Wednesday, June 24, 2009

REVIEW: Valeria's Last Stand, by Marc Fitten

Valeria's Last Stand, by Marc Fitten. Published 2009 by Bloomsbury/Macmillan. Literary Fiction.

Valeria's Last Stand is a modern-day folk tale about love, aging and dealing with a changing world. Set in post-Soviet Hungary, the story follows a love triangle between crotchety, elderly Valeria, tough-necked bar owner Ibolya and the potter they both love. In folk-tale fashion, he (and almost all of the male characters, for that matter) is known only by his trade, never by his name. When the story opens, the potter and Ibolya are in the midst of a casual affair, ruptured forever one day when he falls for Valeria out of the blue.
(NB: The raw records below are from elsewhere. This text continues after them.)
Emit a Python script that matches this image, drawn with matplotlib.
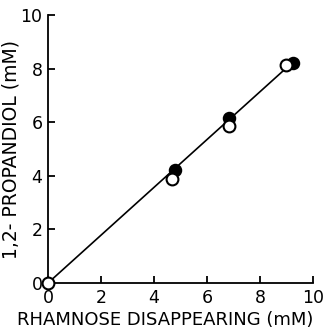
import matplotlib
matplotlib.use("Agg")
import matplotlib.pyplot as plt

filled_x = [4.79, 6.84, 9.25]
filled_y = [4.22, 6.17, 8.22]
open_x = [0.0, 4.67, 6.83, 8.97]
open_y = [0.0, 3.88, 5.86, 8.13]
line_x = [0.0, 9.1]
line_y = [0.0, 8.12]
ticks = [0, 2, 4, 6, 8, 10]

fig = plt.figure(figsize=(3.23, 3.30), dpi=100)
ax = fig.add_axes([0.1486, 0.1424, 0.8204, 0.812])
ax.plot(line_x, line_y, color="black", lw=1.2, zorder=1)
ax.plot(filled_x, filled_y, "o", ms=8.5, mfc="black", mec="black", mew=1.2, clip_on=False, zorder=2)
ax.plot(open_x, open_y, "o", ms=8.5, mfc="white", mec="black", mew=1.5, clip_on=False, zorder=3)
ax.set_xlim(0, 10)
ax.set_ylim(0, 10)
ax.set_xticks(ticks)
ax.set_yticks(ticks)
ax.spines["top"].set_visible(False)
ax.spines["right"].set_visible(False)
for s in ["left", "bottom"]:
    ax.spines[s].set_linewidth(1.3)
ax.tick_params(direction="in", length=5, width=1.3, labelsize=12.5, pad=4)
fig.text(165 / 323, 1 - 320 / 330, "RHAMNOSE DISAPPEARING (mM)", fontsize=13,
         ha="center", va="center")
ax.set_ylabel("1,2- PROPANDIOL (mM)", fontsize=13.5, labelpad=0)
fig.savefig("out.png", dpi=100)
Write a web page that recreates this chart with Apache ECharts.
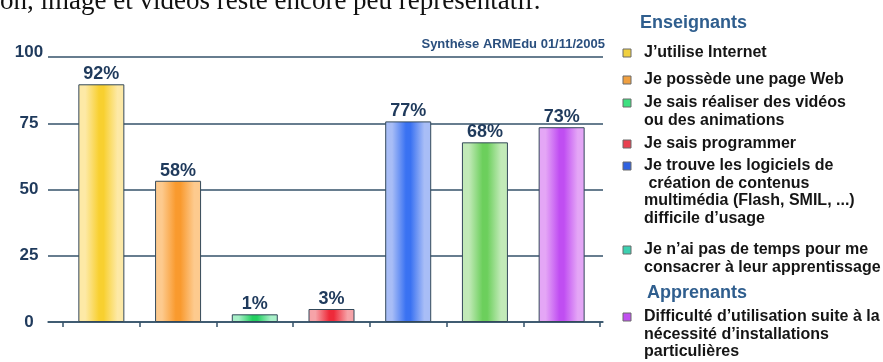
<!DOCTYPE html>
<html>
<head>
<meta charset="utf-8">
<script src="https://cdn.jsdelivr.net/npm/echarts@6/dist/echarts.min.js"></script>
<style>
  html, body { margin: 0; padding: 0; background: #fff; }
  #chart { width: 883px; height: 362px; }
</style>
</head>
<body>
<div id="chart"></div>
<script>
// bar heights as drawn, and the percentage written above each bar
const categories = ['internet', 'web', 'video', 'prog', 'logiciels', 'temps', 'install'];
const barHeights = [89.7, 53.3, 2.9, 4.9, 75.7, 67.8, 73.5];
const valueLabels = ['92%', '58%', '1%', '3%', '77%', '68%', '73%'];
const edgeColors = ['#fde9a6', '#fdca8e', '#a8f0c8', '#f6a3a8', '#a8bdf6', '#c2eab8', '#e4a6f6'];
const centerColors = ['#f8d030', '#f99a2e', '#22d060', '#ee2a3a', '#3a72f2', '#6ccf5c', '#c04ef2'];
const legendColors = ['#f0d040', '#f0a040', '#3ee080', '#e84050', '#3062e0', '#3cd0b0', '#c050f0'];
const legendLines = [
  ['J’utilise Internet'],
  ['Je possède une page Web'],
  ['Je sais réaliser des vidéos', 'ou des animations'],
  ['Je sais programmer'],
  ['Je trouve les logiciels de', ' création de contenus', 'multimédia (Flash, SMIL, ...)', 'difficile d’usage'],
  ['Je n’ai pas de temps pour me', 'consacrer à leur apprentissage'],
  ['Difficulté d’utilisation suite à la', 'nécessité d’installations', 'particulières']
];
const legendTops = [53, 80, 103, 144, 166, 250, 317];
const groupTitles = ['Enseignants', 'Apprenants'];
const groupTitleTops = [23, 293];
const groupTitleLefts = [640, 647];

const ink = '#1f3a5c';
const rule = '#34526a';

const chart = echarts.init(document.getElementById('chart'));

function barGradient(i) {
  return new echarts.graphic.LinearGradient(0, 0, 1, 0, [
    { offset: 0, color: edgeColors[i] },
    { offset: 0.15, color: edgeColors[i] },
    { offset: 0.45, color: centerColors[i] },
    { offset: 0.55, color: centerColors[i] },
    { offset: 0.85, color: edgeColors[i] },
    { offset: 1, color: edgeColors[i] }
  ]);
}

const graphics = [
  {
    type: 'text', left: 0, top: -12, silent: true,
    style: { text: 'on, image et vidéos reste encore peu représentatif.', font: '27px "Liberation Serif"', fill: '#111' }
  },
  {
    type: 'text', x: 605, y: 44, silent: true,
    style: { text: 'Synthèse ARMEdu 01/11/2005', font: 'bold 13px "Liberation Sans"', fill: '#2a4f7e', align: 'right', verticalAlign: 'middle' }
  }
];
groupTitles.forEach((t, i) => {
  graphics.push({
    type: 'text', x: groupTitleLefts[i], y: groupTitleTops[i], silent: true,
    style: { text: t, font: 'bold 18px "Liberation Sans"', fill: '#2f5e8e', verticalAlign: 'middle' }
  });
});
legendLines.forEach((lines, i) => {
  graphics.push({
    type: 'rect', silent: true,
    shape: { x: 623, y: legendTops[i] - 4, width: 8, height: 8 },
    style: { fill: legendColors[i], stroke: '#6a6a6a', lineWidth: 1 }
  });
  lines.forEach((ln, j) => {
    graphics.push({
      type: 'text', x: 644, y: legendTops[i] + j * 17.5, silent: true,
      style: { text: ln, font: 'bold 16px "Liberation Sans"', fill: '#151515', verticalAlign: 'middle' }
    });
  });
});

const options = {
  backgroundColor: '#fff',
  animation: false,
  grid: [
    { left: 63, right: 283, top: 57, bottom: 40 },
    { left: 48, right: 280, top: 57, bottom: 40 }
  ],
  xAxis: [
    {
      type: 'category', gridIndex: 0, data: categories,
      axisLine: { show: false },
      axisTick: { show: true, length: 5, lineStyle: { color: rule, width: 1.5 } },
      axisLabel: { show: false }
    },
    {
      type: 'category', gridIndex: 1, data: [''],
      axisLine: { show: true, lineStyle: { color: rule, width: 1.5 } },
      axisTick: { show: false },
      axisLabel: { show: false }
    }
  ],
  yAxis: [
    { type: 'value', gridIndex: 0, min: 0, max: 100, interval: 25, show: false },
    {
      type: 'value', gridIndex: 1, min: 0, max: 100, interval: 25,
      axisLine: { show: false },
      axisTick: { show: false },
      splitLine: { show: true, lineStyle: { color: rule, width: 1.5 } },
      axisLabel: {
        margin: 19, align: 'center',
        color: ink, fontFamily: 'Liberation Sans', fontWeight: 'bold', fontSize: 17,
        formatter: (v) => (v === 100 ? '{t|100}' : String(v)),
        rich: { t: { color: ink, fontFamily: 'Liberation Sans', fontWeight: 'bold', fontSize: 17, padding: [0, 0, 9, 0] } }
      }
    }
  ],
  series: [
    {
      type: 'bar', xAxisIndex: 0, yAxisIndex: 0, barWidth: 46, z: 3,
      data: barHeights.map((v, i) => ({
        value: v,
        itemStyle: { color: barGradient(i), borderColor: '#34495a', borderWidth: 1 }
      })),
      label: {
        show: true, position: 'top', distance: 1,
        formatter: (p) => valueLabels[p.dataIndex],
        color: ink, fontFamily: 'Liberation Sans', fontWeight: 'bold', fontSize: 18
      }
    }
  ],
  graphic: graphics
};

chart.setOption(options);
</script>
</body>
</html>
Their whole town is thrown into an uproar watching with disbelief as the two women become rivals, and a newcomer is thrown into this volatile mix.

All of this drama takes place as the country is transformed with the fall of Communism and the Soviet Union, and an important theme in the novel is this idea of transition and upheaval. These themes are alluded to directly in the person of the town's mayor, sporting a newly-minted devotion to capitalism and a very modern trophy wife. When it comes to the central narrative, the thing which surprises the gossips and onlookers is the vitality of the aging protagonists' sexuality but what surprised me is the strength of their rancor. Ibolya simply cannot accept that the potter has transferred his affections onto a woman she considers ugly and unworthy, while Valeria herself is not even sure she wants him. Meanwhile, he dithers between the two as tensions mount. Then, when Ibolya recruits the amoral chimney-sweep to distract Valeria, the conflagration ignites out of control.

Overall I found Valeria's Last Stand to be lively and entertaining. The pages keep turning even as the story darkens towards the end; it reads quickly and fluidly, but one wonders if the simple folk tale style conceals some hidden depths. At the same time, I enjoyed the blend of simple narration, iconic characters and an ending in which the good guys get to be happy and the bad guys get their comeuppance. I think it would appeal to lots of different readers and marks a fine entry into the growing canon of post-Soviet dark comedies, such as Marina Lewycka's excellent A Short History of Tractors in Ukranian. The characters weren't always appealing and the story took some twists and turns I didn't expect but in the end I thought it was a satisfying, if bittersweet, story of a world in flux and finding love where you least expect it.


FTC Disclosure: I received this book for review from the publisher.